Please, without the pictures, retype exactly the lines from the start of the material through the line that holds "(O) at (393,399);".

Start of SUPPLIED MATERIAL

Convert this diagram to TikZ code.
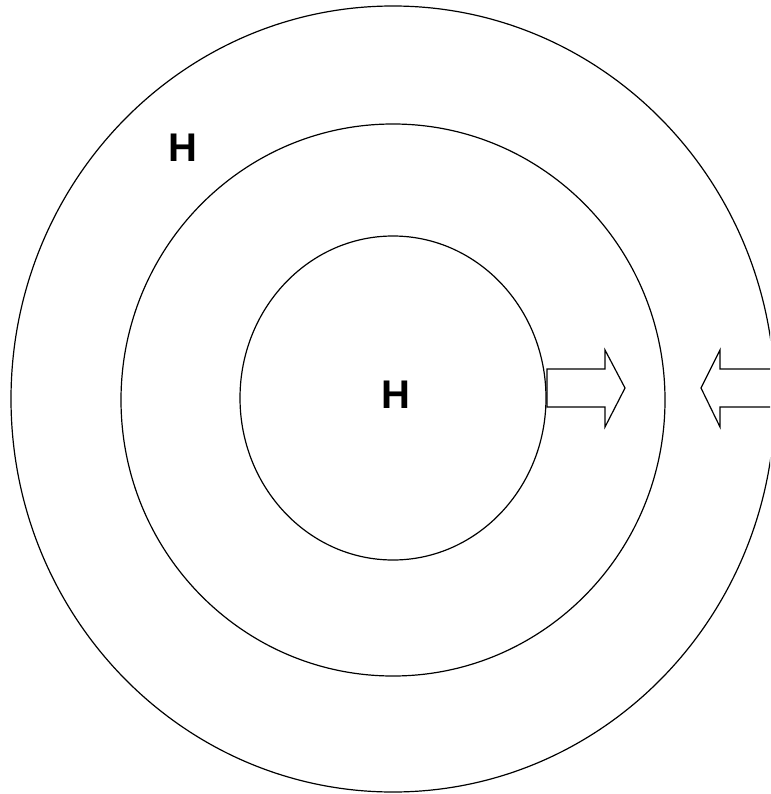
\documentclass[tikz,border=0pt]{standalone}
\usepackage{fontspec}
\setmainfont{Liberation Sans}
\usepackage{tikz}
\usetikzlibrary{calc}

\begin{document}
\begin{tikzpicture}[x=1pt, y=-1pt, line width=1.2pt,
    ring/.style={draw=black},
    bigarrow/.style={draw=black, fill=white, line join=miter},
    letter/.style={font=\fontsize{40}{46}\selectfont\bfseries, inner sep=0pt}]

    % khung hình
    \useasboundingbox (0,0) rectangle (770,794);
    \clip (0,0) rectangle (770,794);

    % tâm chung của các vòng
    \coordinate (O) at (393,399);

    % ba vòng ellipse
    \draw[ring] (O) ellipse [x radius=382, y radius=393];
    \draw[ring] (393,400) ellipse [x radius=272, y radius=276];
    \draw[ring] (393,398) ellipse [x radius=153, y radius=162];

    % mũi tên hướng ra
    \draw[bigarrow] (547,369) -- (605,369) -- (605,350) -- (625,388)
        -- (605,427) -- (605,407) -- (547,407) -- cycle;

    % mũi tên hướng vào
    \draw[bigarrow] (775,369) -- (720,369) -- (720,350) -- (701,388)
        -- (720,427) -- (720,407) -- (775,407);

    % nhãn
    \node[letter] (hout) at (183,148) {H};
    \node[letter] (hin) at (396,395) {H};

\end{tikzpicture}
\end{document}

End of SUPPLIED MATERIAL

OUTPUT BELOW =
Convert this diagram to TikZ code.
\documentclass[tikz,border=0pt]{standalone}
\usepackage{fontspec}
\setmainfont{Liberation Sans}
\usepackage{tikz}
\usetikzlibrary{calc}

\begin{document}
\begin{tikzpicture}[x=1pt, y=-1pt, line width=1.2pt,
    ring/.style={draw=black},
    bigarrow/.style={draw=black, fill=white, line join=miter},
    letter/.style={font=\fontsize{40}{46}\selectfont\bfseries, inner sep=0pt}]

    % khung hình
    \useasboundingbox (0,0) rectangle (770,794);
    \clip (0,0) rectangle (770,794);

    % tâm chung của các vòng
    \coordinate (O) at (393,399);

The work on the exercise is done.